Thursday, March 27, 2014

Grandview Considers Projects for No Tax Increase Bonds


By Mary Wilson

With the upcoming election less than two weeks away, the Grandview Board of Aldermen already has sights on the August 5 election. City Parks and Recreation Director Eric Lucas presented to the board administration’s wish list of items to be considered in the upcoming no tax increase bond election. The goal of the work session was to come to a consensus as a board on the projects they would like to see brought before the voters.

“We started the seeds to success back in 2008 with the bond that we’re currently finishing up,” said Lucas.

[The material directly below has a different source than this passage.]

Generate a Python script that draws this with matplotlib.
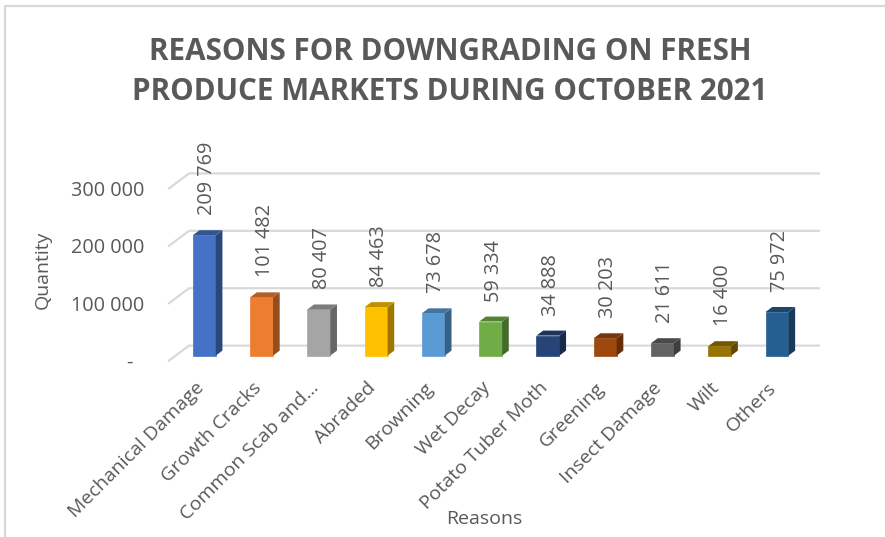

The bonds from 2008 included the parks and public works facility, which has received a “Green Design” award from Capstone. Eleven of Grandview’s thirteen parks will be fully renovated within a few months. Brumble’s Forest in Meadowmere Park has been rated number one in South Kansas City, along with recognition received for the John Anderson Splash Park.
“We see every day the positive impact that all of the facilities have had on our employees as well as in our community,” said Lucas.

The 2014 No Tax Increase Bond will be $13 million over twenty years. Continuation of these bonds will enable the city to continue to place emphasis on first-class public safety and the parks system, essentially a renewal of the 2008 bonds.
“If we were to not place this on the ballot, or if it were to not pass, any future bond issue would be a tax increase because of the lack of bonding capacity,” said Lucas. “We would basically be starting over.”

On the public safety side of the bonds, the first item for consideration is a new radio system for the police and fire departments in Grandview. The city is one of two cities in the metro that has yet to transfer to the newer system, and it is a requirement that Grandview is broadcasting on the correct airwaves. The price tag the city is looking at is approximately $1.8 million.

"This will be the way we communicate, not only internally, but with other cities in the area in the event of an emergency,” said Lucas. “It is a city-wide safety communication system. If other cities are on the new system and we are not, then we have a lot of difficulty trying to converse.”
Also included in the safety portion of the bonds, the fire department would like to refurbish the ladder truck, while also buying an additional pumper truck, at an approximate cost of $450,000 each.
Included in the parks projects to be considered are renovations at Shalimar Park. This entails renovating the former Shelton softball fields and turning the former Ricker baseball fields into multi-purpose fields. Also under consideration is a larger splash park in Meadowmere, north of Brumble’s Forest.

“Other than John Anderson, we don’t have another outdoor aquatics area where people can get wet,” said Lucas. “A splash park is really the way to go, short of building an outdoor pool, which can be extremely costly.”

Lucas said that a splash park would provide the water opportunity for the community, with minimal staffing requirements and low safety concerns. Another parks project would potentially be an expansion of the View. The expansion would be, according to Lucas, a teen/senior center. The wing would cater to seniors in the morning and early afternoons, and teens later in the day and in the evenings. Also in the Meadowmere Park area under consideration is the future Meadowmere East, which is the city-owned property directly east of the View. This property could potentially be a parking lot, tennis courts, basketball courts with the ability to flood with water for ice in the winter, a large green space, and an outdoor amphitheater.

The projects Lucas presented total approximately $12.8 million. City staff included a few additional projects to be considered, including secured police access at the police station and storage buildings, as well as a police and parks shooting range that would be open to the public at Grandview the ballpark.
The city will be surveying the citizens of Grandview through social media and other forms of communication to garner the feel of the community in their support of these projects in August. City administration will bring the citizen survey results back to the board in early May for a vote before issuing the bond to be on the ballot. After the board determines what items the public will be voting on, the city will begin a community education campaign throughout the summer on the projects.